Here are my takes on the selections, before this love-letter action gets out of hand:
07 Olivier Leflaive 1er Cru Charmes (Meursault): Brioche, Butter & Butt-Kickery (but you ought to expect it at this price-point!) $103 A #
Not my favorite style of Chardonnay, but it’s so clearly well-made that you have to give it props (sort of like when the opposing team makes a great play – not your thing, but you have to admire the ability). The balance between the creaminess and acidity, coupled with the complex aromas of nuts, bread, citrus, and melon… well, it just kicks-ass, even if the price might actually kick your wallet’s ass.

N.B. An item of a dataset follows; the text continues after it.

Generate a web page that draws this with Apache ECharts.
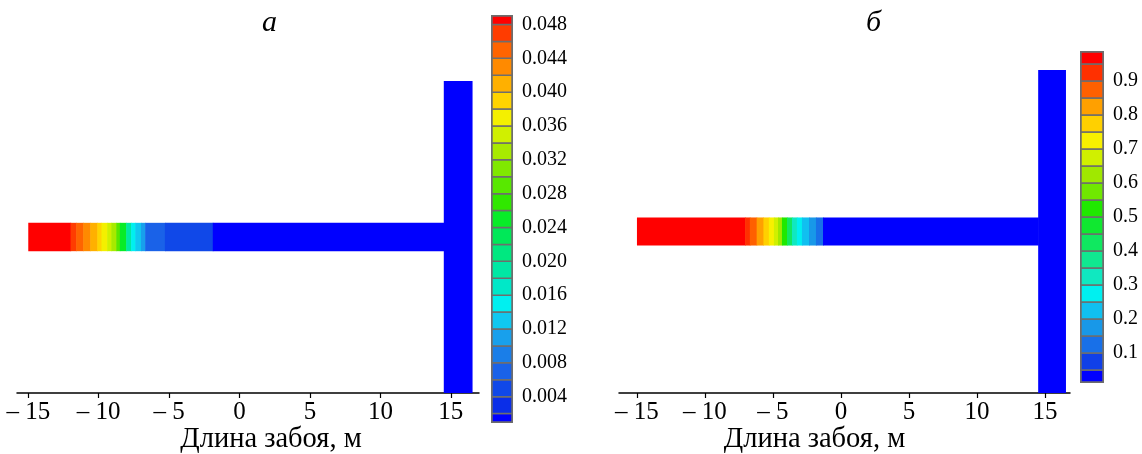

08 Olivier Leflaive 1er Cru Clos St. Marc (Chassagne-Montrachet): Elegant; like buying yourself a license to be royalty for an hour. $90 A #
Now this wine is more my style of Chard. I don’t know if it’s the marly/limestone soils, but the citrus aroma and flavor is so pure on this wine it’s like they discovered the idea of a perfect citrus aroma that Aristotle would have had in mind when he wrote Book Delta of the Metaphysics. The finish is long enough that you could measure it in minutes without the use of stopwatch. The addition of herbal aromas and deft balance make it one of the most elegant wines I’ve tried all year.
Now for the slightly-less-expensive but still very, very good non-Cru wines of the tasting lineup:
- 08 Olivier Leflaive Meursault: More nuts than a box of Planter’s, more flowers than granny’s garden, & more balance than Nik Wallenda $52 B+ #
- 08 Olivier Leflaive Puligny-Montrachet: Like a non-Photoshopped Men’s Health cover model – not an ounce of discernible flab on it. $57 B+ #
So I may not be a baseball convert, but I’m becoming more of a Burgundy convert; I just wish I had the cash to bankroll the conversion!
(images: 1winedude, tastelive.com)
9 thoughts on “Baseball and White Burgundy (Tasting Olivier Leflaive Selections)”
Dude you are lucky to get to taste those wines. But you better pray if Timmy Lincecum faces your Phillies!
Indeed I am, Steve.
As for the Fightin' Phils – I am no student of baseball, but something tells me that the Phillies need fear no man right now! ;-)
I think you hinted at this in your post, but venturing into the land of red Burgundy is like walking through a minefield. If you're not careful, you can easily drop $60-$75 on something that tastes like rosewater with some cherry flavoring dropped in it. I tend to leave that area to my wine friends that buy/collect it, and are willing to share.
Also, part of the joy of baseball is the statistics. My wife and I have a game, where when an announcer rattles off a statistic with four or more variables, you have to drink. If he gives five variables, it's two drinks. For example, "Roy Oswalt hasn't given up a hit (1) in his last three starts (2) at night (3) at Wrigley Field (4) in a game preceded by an off day (5)" would cost you two drinks. Depending on how good the statistician is, you could be sloshed by the fourth inning.
OMG, Richard – that drinking game is *brilliant*!!!
Dude you definitely are on the right path…not that you need me to tell you that….great post. Wish you all the best.
Thanks, man – I know I still need to get back to you re: NJ spa & wine trip. Things have been… manic! But we're still very interested in the sojourn!
Joe: The Giants are lean and focused, without the excessive flab of lots of runs on the scoreboard. Fans of crisp, elegant baseball enjoy them.
I think it's fair to say the Phillies are balanced. But they are indeed a Big Red.
we adore this post. i just alerted my buddy donny about it because he cares for this kind of info too!